C’est à ce même vertige que nous convie Pierre Jouventin. Pourquoi serions-nous l’espèce élue, celle qui se trouverait placée au sommet de la hiérarchie du vivant, hiérarchie dont nous avons nous-mêmes élaboré les critères d’accession au trône ? Du reste, y a-t-il une hiérarchie ? A l’heure où l’on cherche la vie sur d’autres planètes, d’autres manières d’être au monde sont présentes à nos pieds. Elles sont fascinantes. L’une d’entre elles aboie, remue la queue, grogne ou encore nous offre son ventre à caresser. Explorer cette façon d’exister et de percevoir le monde revient à un décentrement majeur. Le chien, car c’est de lui dont il est question, est le mammifère dont nous sommes le plus proche au regard de notre organisation sociale d’une part, et de notre caractère d’individus coopératifs d’autre part. Son intelligence défie la nôtre, pour peu que l’on s’affranchisse des critères habituellement admis pour juger des capacités intellectuelles d’un sujet. Notre regard même est chargé de malentendus lorsque nous évaluons les facultés d’une race canine par rapport à une autre : il est marqué par l’utilitarisme.
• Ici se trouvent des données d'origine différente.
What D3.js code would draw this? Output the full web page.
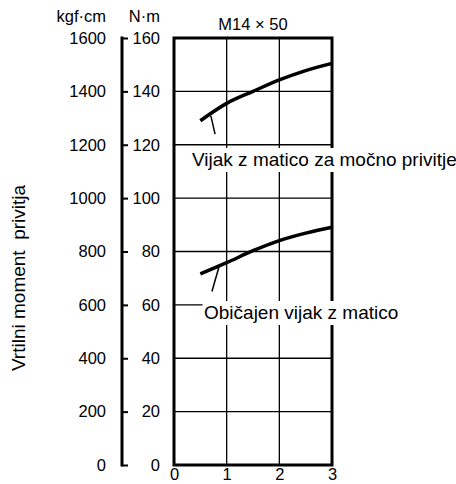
<!DOCTYPE html>
<html>
<head>
<meta charset="utf-8">
<script src="https://cdn.jsdelivr.net/npm/d3@7"></script>
<style>
  html, body { margin: 0; padding: 0; background: #fff; }
  svg { display: block; font-family: "Liberation Sans", Arial, Helvetica, sans-serif; }
</style>
</head>
<body>
<svg id="chart" width="456" height="484"></svg>
<script>
// ---- data ----
const xTicks = [0, 1, 2, 3];
const nmTicks = [0, 20, 40, 60, 80, 100, 120, 140, 160];
const kgfTicks = [0, 200, 400, 600, 800, 1000, 1200, 1400, 1600];
const xValues = [0.5, 1, 1.5, 2, 2.5, 3];
const strongNut = [129, 135.5, 140, 144.3, 147.8, 150.5];   // N·m
const normalNut = [71.6, 75.8, 80.3, 84.1, 86.9, 89.1];     // N·m
const title = "M14 × 50";
const yLabel = "Vrtilni moment  privitja";
const unitKgf = "kgf·cm";
const unitNm = "N·m";
const labelStrong = "Vijak z matico za močno privitje";
const labelNormal = "Običajen vijak z matico";
// leader lines [x, N·m]
const leaderStrong = [[0.70, 130.8], [0.78, 124]];
const leaderNormal = [[0.855, 74.3], [0.72, 65]];

// ---- layout ----
const svg = d3.select("#chart");
const L = 174, R = 332, T = 38, B = 465;
const x = d3.scaleLinear().domain([0, 3]).range([L, R]);
const y = d3.scaleLinear().domain([0, 160]).range([B, T]);
const yKgf = d3.scaleLinear().domain([0, 1600]).range([B, T]);

// grid
const g = svg.append("g");
g.selectAll("line.h").data(nmTicks.filter(d => d > 0 && d < 160)).enter().append("line")
  .attr("x1", L).attr("x2", R).attr("y1", d => y(d)).attr("y2", d => y(d))
  .attr("stroke", "#000").attr("stroke-width", 1.3);
g.selectAll("line.v").data(xTicks.filter(d => d > 0 && d < 3)).enter().append("line")
  .attr("x1", d => x(d)).attr("x2", d => x(d)).attr("y1", T).attr("y2", B)
  .attr("stroke", "#000").attr("stroke-width", 1.3);

// frame
svg.append("rect").attr("x", L).attr("y", T).attr("width", R - L).attr("height", B - T)
  .attr("fill", "none").attr("stroke", "#000").attr("stroke-width", 3);

// curves
const line = d3.line().x(d => x(d[0])).y(d => y(d[1])).curve(d3.curveMonotoneX);
[strongNut, normalNut].forEach(s => {
  svg.append("path").datum(xValues.map((v, i) => [v, s[i]]))
    .attr("d", line).attr("fill", "none").attr("stroke", "#000").attr("stroke-width", 3.5);
});
const straight = d3.line().x(d => x(d[0])).y(d => y(d[1]));
[leaderStrong, leaderNormal].forEach(l => {
  svg.append("path").datum(l).attr("d", straight).attr("fill", "none")
    .attr("stroke", "#000").attr("stroke-width", 1.5);
});

// annotation labels with white background
function label(text, xp, yp, pad) {
  const t = svg.append("text").attr("x", xp).attr("y", yp).attr("font-size", 19).text(text);
  const bb = t.node().getBBox();
  svg.insert("rect", () => t.node())
    .attr("x", bb.x - pad).attr("y", bb.y - 1).attr("width", bb.width + 2 * pad).attr("height", bb.height + 3)
    .attr("fill", "#fff");
}
label(labelStrong, 192, 166, 3);
label(labelNormal, 204, 319, 1.5);

// N·m axis
const nmX = 122;
const axNm = d3.axisRight(y).tickValues(nmTicks).tickSize(6).tickFormat(d3.format("d"));
const gNm = svg.append("g").attr("transform", `translate(${nmX},0)`).call(axNm);
gNm.select(".domain").remove();
gNm.append("line").attr("x1", 0).attr("x2", 0).attr("y1", T - 1.5).attr("y2", B + 1.5)
  .attr("stroke", "#000").attr("stroke-width", 3);
gNm.selectAll(".tick line").attr("stroke", "#000").attr("stroke-width", 2);
gNm.selectAll(".tick text").attr("x", 38).attr("text-anchor", "end")
  .attr("font-size", 16.5).attr("font-family", "Liberation Sans, Arial, sans-serif").attr("fill", "#000");

// kgf·cm labels (text only)
const axK = d3.axisLeft(yKgf).tickValues(kgfTicks).tickSize(0).tickFormat(d3.format("d"));
const gK = svg.append("g").attr("transform", `translate(106,0)`).call(axK);
gK.select(".domain").remove();
gK.selectAll(".tick text").attr("x", 0).attr("text-anchor", "end")
  .attr("font-size", 16.5).attr("font-family", "Liberation Sans, Arial, sans-serif").attr("fill", "#000");

// x axis labels
const axX = d3.axisBottom(x).tickValues(xTicks).tickSize(0).tickFormat(d3.format("d"));
const gX = svg.append("g").attr("transform", `translate(0,${B})`).call(axX);
gX.select(".domain").remove();
gX.selectAll(".tick text").attr("y", 3).attr("font-size", 16.5)
  .attr("font-family", "Liberation Sans, Arial, sans-serif").attr("fill", "#000");

// units and title
svg.append("text").attr("x", 106).attr("y", 22).attr("text-anchor", "end").attr("font-size", 16.5).text(unitKgf);
svg.append("text").attr("x", 160).attr("y", 22).attr("text-anchor", "end").attr("font-size", 16.5).text(unitNm);
svg.append("text").attr("x", (L + R) / 2).attr("y", 30).attr("text-anchor", "middle").attr("font-size", 16.5).text(title);

// y label
svg.append("text").attr("transform", "translate(25,278) rotate(-90)")
  .attr("text-anchor", "middle").attr("font-size", 19).style("white-space", "pre").text(yLabel);
</script>
</body>
</html>
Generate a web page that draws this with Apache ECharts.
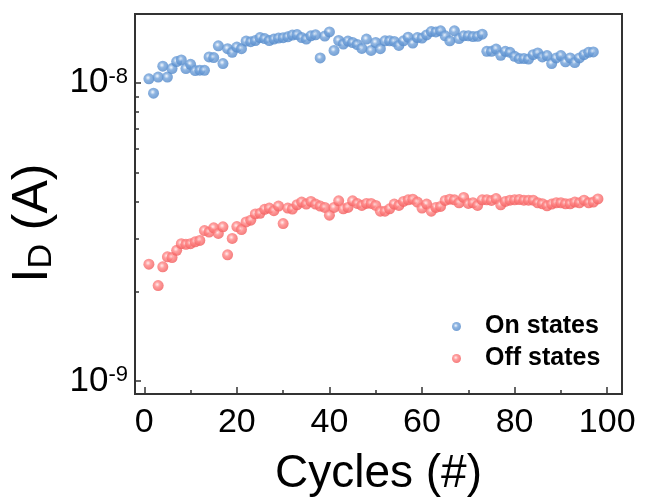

Quel regard sur cet être du quotidien à l’amour démesuré ?

Nous confondons intelligence et obéissance aveugle : le chien capable d’initiative et qui saura ainsi s’affranchir des ordres humains pour agir nous intéresse bien moins que celui qui fera preuve d’indépendance et d’autonomie. Il est donc déclassé au regard de nos critères. Le chien « miroir embellissant de notre espèce », voilà qui ne nous réhausse guère. Pourtant, le chien qui vous regarde avec intensité dans vos actes du quotidien, qui vous accompagne dans vos balades ou mâchouille vos souliers préférés est un loup qui n’accèdera jamais à l’âge adulte, un être qui « souffre d’un trop plein d’amour ! ». Les mots font parfois mal lorsqu’ils sont mis en perspective de ce que l’humanité inflige à ces frères terriens.

Ponctué de citations d’hommes célèbres, l’ouvrage de Pierre Jouventin est à mettre entre toutes les mains désireuses de comprendre sincèrement celui qui est justement nommé « le meilleur ami de l’homme » sans craindre de se remettre en question. Une saine lecture pour qui aime sincèrement les chiens, c’est-à-dire pour eux-mêmes.